2020-03-29

JSON Serialization might be your Rails bottleneck

568 words - 2 minutes

Rendering JSON or calling to_json is slow in Rails and you may benefit from generating the JSON in the query itself.

Let’s say you have a method in a controller returning approximately 200 simple JSON objects representing users.

def users
  render json: User.all
end

Everything works, but it feels like the endpoint is slower than it should be even in the local development environment where latency is zero and there is no user load.

Here’s how the response looks like in the Rails console:

Completed 200 OK in 91ms (Views: 61.9ms | ActiveRecord: 22.5ms | Allocations: 25990)

It’s not terrible, but the time spent rendering the view and the number of allocations seems strangely high.

Problem

JSON Serialization in Rails is slow, because the JSON transformation ResultSet#to_json involves first allocating a Rails object for each row returned from the query, and then converting each object one by one to the JSON representation. Ruby’s dynamic nature results into relatively large number of heap allocations and CPU time spent on doing the transformation.

What if we could just skip the Ruby processing?

Solution

Instead of returning each row from the database query, we can augment the database query to aggregate all results into the JSON string already in the database. That way we’re shifting majority of the work onto more optimized database workers. Postgres has a wide variety of JSON functions we can use to construct JSON.

In this code snippet we’re creating a helper method query_to_json, which will transform the given query into a nested table expression for Postgres.

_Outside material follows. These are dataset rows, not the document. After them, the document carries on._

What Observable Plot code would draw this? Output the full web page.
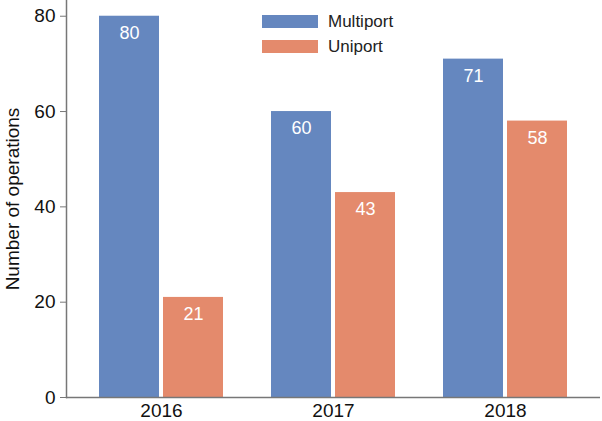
<!DOCTYPE html>
<html>
<head>
<meta charset="utf-8">
<script src="https://cdn.jsdelivr.net/npm/d3@7"></script>
<script src="https://cdn.jsdelivr.net/npm/@observablehq/plot@0.6"></script>
<style>
  html, body { margin: 0; padding: 0; background: #fff; }
  #wrap { position: relative; width: 602px; height: 421px; font-family: "Liberation Sans", Arial, Helvetica, sans-serif; }
  #legend { position: absolute; left: 262px; top: 15px; font-size: 17px; color: #222; }
  .item { display: flex; align-items: center; height: 13px; margin-bottom: 12px; }
  .sw { width: 56px; height: 13px; margin-right: 10px; }
</style>
</head>
<body>
<div id="wrap"><div id="legend"></div></div>
<script>
const years = ["2016", "2017", "2018"];
const seriesNames = ["Multiport", "Uniport"];
const multiport = [80, 60, 71];
const uniport = [21, 43, 58];
const colors = ["#6587bf", "#e48a6c"];
const yTicks = [0, 20, 40, 60, 80];
const yLabel = "Number of operations";

const multiData = years.map((y, i) => ({year: y, series: seriesNames[0], value: multiport[i]}));
const uniData = years.map((y, i) => ({year: y, series: seriesNames[1], value: uniport[i]}));

const font = "Liberation Sans, Arial, Helvetica, sans-serif";

const chart = Plot.plot({
  width: 602,
  height: 421,
  marginLeft: 66,
  marginRight: 2,
  marginTop: 0,
  marginBottom: 24,
  style: {fontFamily: font, color: "#111", background: "#fff"},
  x: {domain: years, paddingInner: 0.277, paddingOuter: 0.182},
  y: {domain: [0, 83.3]},
  color: {domain: seriesNames, range: colors},
  marks: [
    Plot.barY(multiData, {x: "year", y: "value", fill: "series", insetRight: 64}),
    Plot.barY(uniData, {x: "year", y: "value", fill: "series", insetLeft: 64}),
    Plot.text(multiData, {x: "year", y: "value", text: d => String(d.value), dx: -32, dy: 17, fill: "white", fontSize: 18}),
    Plot.text(uniData, {x: "year", y: "value", text: d => String(d.value), dx: 32, dy: 17, fill: "white", fontSize: 18}),
    Plot.axisX({label: null, tickSize: 0, tickPadding: 6, fontSize: 19, fill: "#111"}),
    Plot.axisY({ticks: yTicks, label: null, tickSize: 6, tickPadding: 5, fontSize: 19, fill: "#111", stroke: "#777"}),
    Plot.text([yLabel], {frameAnchor: "left", textAnchor: "middle", dx: -54, rotate: -90, fontSize: 19, fill: "#111", text: d => d}),
    Plot.frame({anchor: "left", stroke: "#777", strokeWidth: 1.5}),
    Plot.ruleY([0], {stroke: "#777", strokeWidth: 1.5})
  ]
});
document.getElementById("wrap").prepend(chart);

const legend = document.getElementById("legend");
seriesNames.forEach((name, i) => {
  const item = document.createElement("div");
  item.className = "item";
  const sw = document.createElement("div");
  sw.className = "sw";
  sw.style.background = colors[i];
  const label = document.createElement("span");
  label.textContent = name;
  item.append(sw, label);
  legend.append(item);
});
</script>
</body>
</html>
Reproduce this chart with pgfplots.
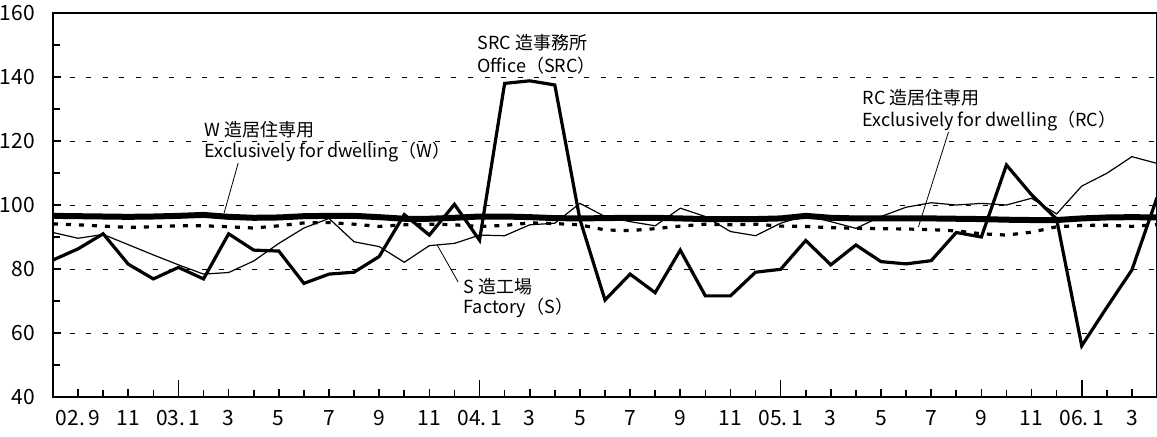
\documentclass[border=0pt]{standalone}
\usepackage{fontspec}
\setmainfont{Noto Sans CJK JP}
\usepackage{pgfplots}
\pgfplotsset{compat=1.18}
\usepackage{pgfplotstable}

% index 0 = 2002.8 ... 44 = 2006.4
\pgfplotstableread{
i  W     RC    S      SRC
0  96.6  94.1  91.4   82.8
1  96.5  93.8  89.6   86.3
2  96.4  93.4  90.8   91.0
3  96.3  93.0  87.6   81.5
4  96.4  93.2  84.4   76.9
5  96.6  93.5  81.3   80.5
6  96.9  93.5  78.4   76.9
7  96.3  93.2  78.9   91.0
8  96.0  92.8  82.5   85.9
9  96.1  93.5  88.0   85.6
10 96.5  94.4  92.8   75.5
11 96.6  94.5  95.8   78.4
12 96.6  94.0  88.5   79.0
13 96.2  93.3  87.0   83.9
14 95.7  93.8  82.1   97.0
15 95.7  94.0  87.3   90.6
16 96.0  93.8  88.0   100.2
17 96.4  93.3  90.6   89.0
18 96.4  93.6  90.4   138.0
19 96.2  94.4  93.8   138.8
20 95.9  94.2  94.3   137.5
21 95.8  93.8  100.5  95.5
22 95.9  92.2  96.4   70.3
23 96.0  92.0  94.8   78.4
24 96.0  92.6  93.5   72.6
25 95.8  93.4  99.0   85.9
26 95.6  94.0  96.4   71.6
27 95.6  93.8  91.7   71.6
28 95.6  94.0  90.4   79.0
29 95.8  93.4  94.3   79.9
30 96.6  93.3  96.7   88.9
31 96.0  92.9  94.8   81.3
32 95.8  92.7  92.7   87.5
33 95.8  92.6  96.4   82.3
34 95.8  92.5  99.3   81.6
35 95.8  92.3  100.7  82.6
36 95.7  91.9  100.0  91.4
37 95.6  91.0  100.5  90.0
38 95.4  90.6  100.0  112.5
39 95.3  91.5  102.1  103.2
40 95.3  93.2  97.2   95.6
41 95.8  93.6  105.9  56.0
42 96.1  93.7  109.9  68.0
43 96.2  93.3  115.1  79.7
44 96.1  93.9  113.0  102.3
}\datatable

\begin{document}
\begin{tikzpicture}
\useasboundingbox (-26.5pt,-20pt) rectangle (552pt,198.5pt);
\begin{axis}[
  scale only axis,
  width=552pt, height=192pt,
  xmin=0, xmax=44, ymin=40, ymax=160,
  axis line style={line width=0.8pt},
  tick align=inside,
  xtick pos=bottom, ytick pos=left,
  xtick={1,3,...,43},
  xticklabels={02.\,9,11,03.\,1,3,5,7,9,11,04.\,1,3,5,7,9,11,05.\,1,3,5,7,9,11,06.\,1,3},
  minor xtick={0,...,44},
  extra x ticks={5,17,29,41},
  extra x tick labels={},
  extra x tick style={major tick length=8.5pt},
  ytick={40,60,...,160},
  minor ytick={50,70,...,150},
  major tick length=4pt, minor tick length=3.5pt,
  tick style={line width=0.8pt, black},
  ymajorgrids,
  grid style={dash pattern=on 2.5pt off 5.8pt, line width=0.4pt, black},
  /pgf/number format/assume math mode=true,
  tick label style={font=\fontsize{10.5}{12}\selectfont},
  y tick label style={xshift=-5.5pt},
  x tick label style={yshift=-3pt},
  every node near coord/.append style={font=\small},
]
\addplot[black, line width=3pt] table[x=i, y=W] {\datatable};
\addplot[black, line width=1.6pt, dash pattern=on 2.5pt off 4pt] table[x=i, y=RC] {\datatable};
\addplot[black, line width=0.6pt] table[x=i, y=S] {\datatable};
\addplot[black, line width=1.6pt] table[x=i, y=SRC] {\datatable};

\begin{scope}[every node/.style={font=\fontsize{9}{11}\selectfont, anchor=west, inner sep=0pt}]
\node at (axis cs:6.02,123.4) {W 造居住専用};
\node at (axis cs:6.02,116.6) {Exclusively for dwelling（W）};
\node at (axis cs:16.9,150.6) {SRC 造事務所};
\node at (axis cs:16.9,143.4) {Office（SRC）};
\node at (axis cs:32.26,133.4) {RC 造居住専用};
\node at (axis cs:32.26,126.25) {Exclusively for dwelling（RC）};
\node at (axis cs:16.35,74.4) {S 造工場};
\node at (axis cs:16.35,67.8) {Factory（S）};
\end{scope}
\draw[line width=0.4pt] (axis cs:7.38,113.1) -- (axis cs:6.82,97.5);
\draw[line width=0.4pt] (axis cs:35.69,122.8) -- (axis cs:34.49,93.1);
\draw[line width=0.4pt] (axis cs:15.31,87.5) -- (axis cs:16.15,75.9);
\end{axis}
\end{tikzpicture}
\end{document}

The SQL for the expression looks something like array_to_json(array_agg(original_query)).

# More efficient replacement for ResultSet#to_json
def query_to_json(query)
  query_sql = Arel.sql(query.to_sql)
  
  cte_table = Arel::Table.new(:orig_query)
  cte_definition = Arel::Nodes::Grouping.new(query_sql)
  cte = Arel::Nodes::As.new(cte_table, cte_definition)

  json = Arel::SelectManager.new
    .from(cte_table)
    .project([
      Arel::Nodes::NamedFunction.new(
        "array_to_json",
        [
          Arel::Nodes::NamedFunction.new(
            "array_agg",
            [Arel.sql("orig_query")]
          )
        ]
      )
    ])
    .with(cte)

  query.connection.execute(json.to_sql).values.first.first || "[]"
end

def users
  render json: query_to_json(User.all)
end

The positive impact on query speeds is clear:

Completed 200 OK in 41ms (Views: 0.1ms | ActiveRecord: 33.6ms | Allocations: 2206)

While some of the processing time was shifted to ActiveRecord, the overall query duration becomes significantly faster.

If your codebase includes critical paths where JSON generation is involved, consider leveraging the database for serialization.

But I don’t use to_json

If your schema follows JSON:API specifications, fast_jsonapi might be useful.

If you’re using ActiveModel Serializers, postgres_ext-serializers is a way to still leverage the underlying database.